◆ **GIVEN INSTRUCTION**:
Locate every line in the records below that holds the word "this" and return each one.

◆ **TASK DATA**:
* * * *
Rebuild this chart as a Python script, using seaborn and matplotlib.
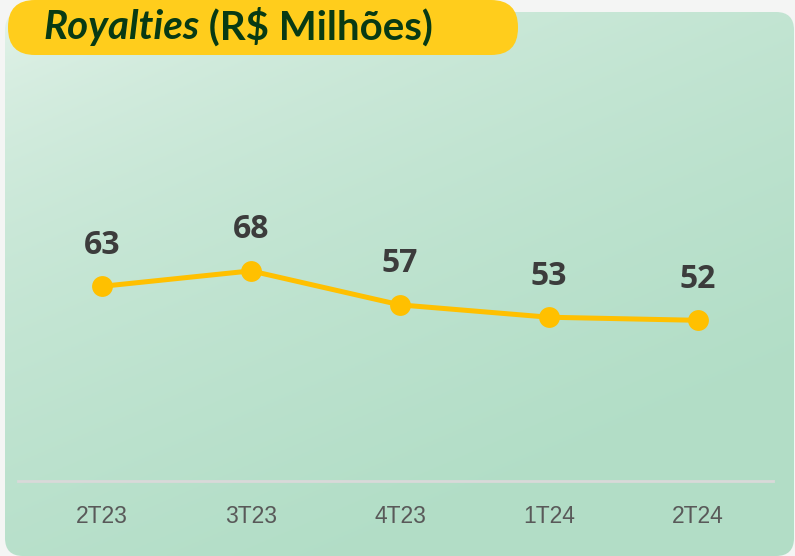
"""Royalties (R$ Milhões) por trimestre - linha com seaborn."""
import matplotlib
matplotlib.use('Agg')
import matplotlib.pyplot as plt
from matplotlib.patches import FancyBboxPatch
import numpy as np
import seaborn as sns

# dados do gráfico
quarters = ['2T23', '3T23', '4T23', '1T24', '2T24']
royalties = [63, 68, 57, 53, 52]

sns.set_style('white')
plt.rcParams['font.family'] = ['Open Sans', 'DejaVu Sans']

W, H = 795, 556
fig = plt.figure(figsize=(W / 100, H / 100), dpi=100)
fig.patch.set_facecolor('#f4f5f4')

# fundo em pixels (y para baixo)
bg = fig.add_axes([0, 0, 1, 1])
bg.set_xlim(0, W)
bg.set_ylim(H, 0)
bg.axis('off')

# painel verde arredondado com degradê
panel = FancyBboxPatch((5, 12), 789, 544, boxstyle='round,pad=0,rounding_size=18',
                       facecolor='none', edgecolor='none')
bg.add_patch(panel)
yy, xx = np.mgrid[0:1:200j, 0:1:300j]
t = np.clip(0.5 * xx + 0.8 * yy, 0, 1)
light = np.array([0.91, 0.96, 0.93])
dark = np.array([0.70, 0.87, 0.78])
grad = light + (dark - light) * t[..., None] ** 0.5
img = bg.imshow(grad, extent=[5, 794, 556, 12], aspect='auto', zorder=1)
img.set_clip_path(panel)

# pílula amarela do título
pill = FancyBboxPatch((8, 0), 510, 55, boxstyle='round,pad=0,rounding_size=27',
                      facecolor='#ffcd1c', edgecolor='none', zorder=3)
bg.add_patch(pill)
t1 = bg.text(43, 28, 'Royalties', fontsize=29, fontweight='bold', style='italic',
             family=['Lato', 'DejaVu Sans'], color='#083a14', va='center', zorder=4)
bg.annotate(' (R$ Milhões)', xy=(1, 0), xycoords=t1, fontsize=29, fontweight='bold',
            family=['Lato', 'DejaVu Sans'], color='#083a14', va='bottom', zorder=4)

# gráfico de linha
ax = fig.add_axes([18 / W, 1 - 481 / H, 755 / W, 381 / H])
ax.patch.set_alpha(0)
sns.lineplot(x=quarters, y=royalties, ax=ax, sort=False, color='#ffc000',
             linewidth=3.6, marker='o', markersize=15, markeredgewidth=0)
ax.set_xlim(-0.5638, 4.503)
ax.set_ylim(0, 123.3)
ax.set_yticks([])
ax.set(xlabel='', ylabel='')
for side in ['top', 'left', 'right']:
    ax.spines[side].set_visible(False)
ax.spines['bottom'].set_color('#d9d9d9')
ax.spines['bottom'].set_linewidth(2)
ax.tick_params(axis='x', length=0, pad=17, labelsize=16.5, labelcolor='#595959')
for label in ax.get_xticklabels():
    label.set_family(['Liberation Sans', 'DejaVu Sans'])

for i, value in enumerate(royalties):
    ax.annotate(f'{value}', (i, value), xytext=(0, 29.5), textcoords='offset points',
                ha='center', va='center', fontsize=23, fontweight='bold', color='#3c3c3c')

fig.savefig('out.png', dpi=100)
* * * *
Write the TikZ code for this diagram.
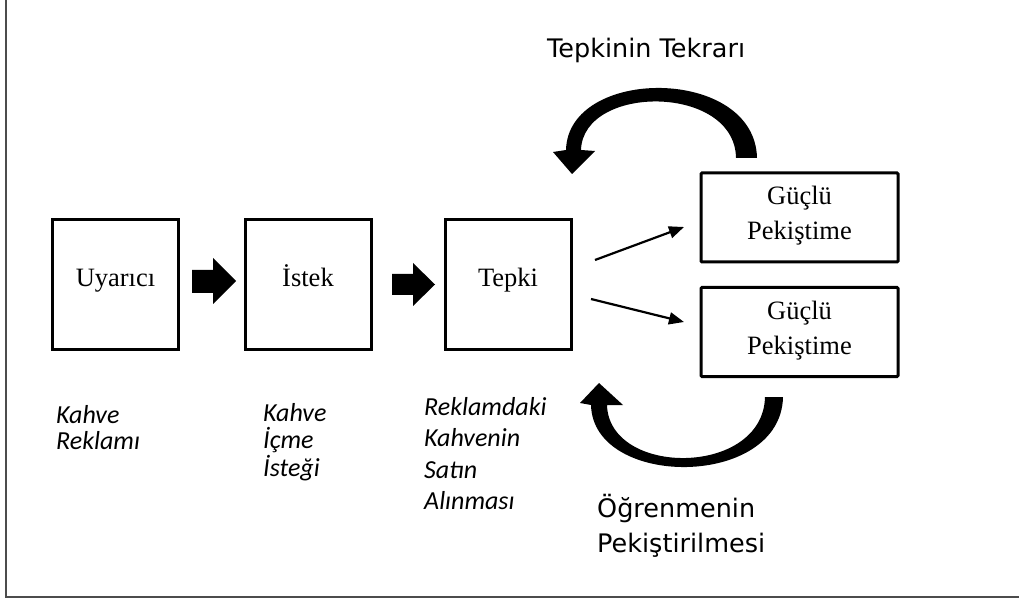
* * * *
◆ **REPLY TO THE EXERCISE**:
Rebuild this chart as a Python script, using seaborn and matplotlib.
Write the TikZ code for this diagram.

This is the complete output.